DIRECTIVE:
Transcribe every line from the top down to the line with "gap width 150%", both ends included, but not the pictures.

SOURCE DATA:
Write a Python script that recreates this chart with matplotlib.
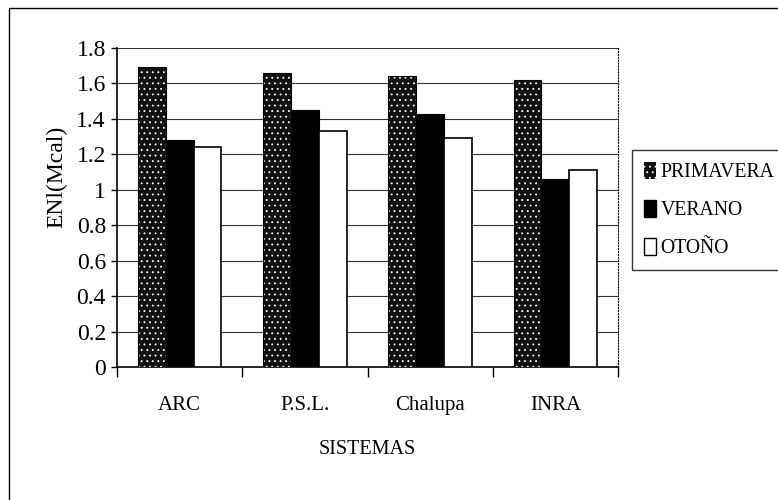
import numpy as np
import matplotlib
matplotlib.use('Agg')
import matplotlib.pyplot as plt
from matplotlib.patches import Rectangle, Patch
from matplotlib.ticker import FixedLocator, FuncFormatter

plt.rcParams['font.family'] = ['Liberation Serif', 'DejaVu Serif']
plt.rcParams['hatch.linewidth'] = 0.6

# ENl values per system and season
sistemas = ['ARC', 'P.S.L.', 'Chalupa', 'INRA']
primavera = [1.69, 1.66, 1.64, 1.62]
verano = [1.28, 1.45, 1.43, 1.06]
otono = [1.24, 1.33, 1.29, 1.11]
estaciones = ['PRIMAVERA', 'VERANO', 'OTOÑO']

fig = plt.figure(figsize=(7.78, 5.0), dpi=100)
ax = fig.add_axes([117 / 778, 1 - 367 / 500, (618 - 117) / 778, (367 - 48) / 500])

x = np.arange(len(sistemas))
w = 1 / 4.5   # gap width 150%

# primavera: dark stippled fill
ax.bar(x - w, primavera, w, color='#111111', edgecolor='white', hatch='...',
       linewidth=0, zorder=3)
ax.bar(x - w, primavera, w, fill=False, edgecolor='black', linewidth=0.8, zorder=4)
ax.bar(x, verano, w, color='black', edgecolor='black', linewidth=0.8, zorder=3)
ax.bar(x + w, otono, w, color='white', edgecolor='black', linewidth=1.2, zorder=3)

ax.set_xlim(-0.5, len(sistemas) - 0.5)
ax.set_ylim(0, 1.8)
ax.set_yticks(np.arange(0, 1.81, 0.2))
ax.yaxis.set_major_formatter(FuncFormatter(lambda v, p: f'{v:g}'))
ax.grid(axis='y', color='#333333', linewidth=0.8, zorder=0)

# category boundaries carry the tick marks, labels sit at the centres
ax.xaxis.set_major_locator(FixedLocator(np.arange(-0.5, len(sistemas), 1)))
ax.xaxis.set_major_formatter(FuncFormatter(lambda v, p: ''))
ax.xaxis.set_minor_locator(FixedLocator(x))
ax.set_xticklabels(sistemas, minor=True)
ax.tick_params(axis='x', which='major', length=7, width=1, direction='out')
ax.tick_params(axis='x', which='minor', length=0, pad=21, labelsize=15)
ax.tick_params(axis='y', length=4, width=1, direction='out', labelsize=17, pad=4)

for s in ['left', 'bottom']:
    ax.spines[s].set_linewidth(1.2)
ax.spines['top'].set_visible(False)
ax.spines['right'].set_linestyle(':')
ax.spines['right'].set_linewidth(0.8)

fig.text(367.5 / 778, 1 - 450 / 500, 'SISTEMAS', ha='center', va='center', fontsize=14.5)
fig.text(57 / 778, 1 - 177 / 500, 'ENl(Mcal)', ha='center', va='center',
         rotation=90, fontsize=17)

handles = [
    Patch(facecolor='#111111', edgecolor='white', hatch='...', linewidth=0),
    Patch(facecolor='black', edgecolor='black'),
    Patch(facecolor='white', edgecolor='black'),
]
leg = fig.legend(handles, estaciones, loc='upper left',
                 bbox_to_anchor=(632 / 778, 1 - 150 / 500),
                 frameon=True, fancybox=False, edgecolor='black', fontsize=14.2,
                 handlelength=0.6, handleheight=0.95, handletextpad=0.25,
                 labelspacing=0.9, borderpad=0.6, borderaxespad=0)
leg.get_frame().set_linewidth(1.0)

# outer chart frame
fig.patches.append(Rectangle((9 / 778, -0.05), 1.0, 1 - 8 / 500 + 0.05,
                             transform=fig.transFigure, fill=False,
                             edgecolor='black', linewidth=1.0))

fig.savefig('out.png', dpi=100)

WRITTEN ANSWER:
Write a Python script that recreates this chart with matplotlib.
import numpy as np
import matplotlib
matplotlib.use('Agg')
import matplotlib.pyplot as plt
from matplotlib.patches import Rectangle, Patch
from matplotlib.ticker import FixedLocator, FuncFormatter

plt.rcParams['font.family'] = ['Liberation Serif', 'DejaVu Serif']
plt.rcParams['hatch.linewidth'] = 0.6

# ENl values per system and season
sistemas = ['ARC', 'P.S.L.', 'Chalupa', 'INRA']
primavera = [1.69, 1.66, 1.64, 1.62]
verano = [1.28, 1.45, 1.43, 1.06]
otono = [1.24, 1.33, 1.29, 1.11]
estaciones = ['PRIMAVERA', 'VERANO', 'OTOÑO']

fig = plt.figure(figsize=(7.78, 5.0), dpi=100)
ax = fig.add_axes([117 / 778, 1 - 367 / 500, (618 - 117) / 778, (367 - 48) / 500])

x = np.arange(len(sistemas))
w = 1 / 4.5   # gap width 150%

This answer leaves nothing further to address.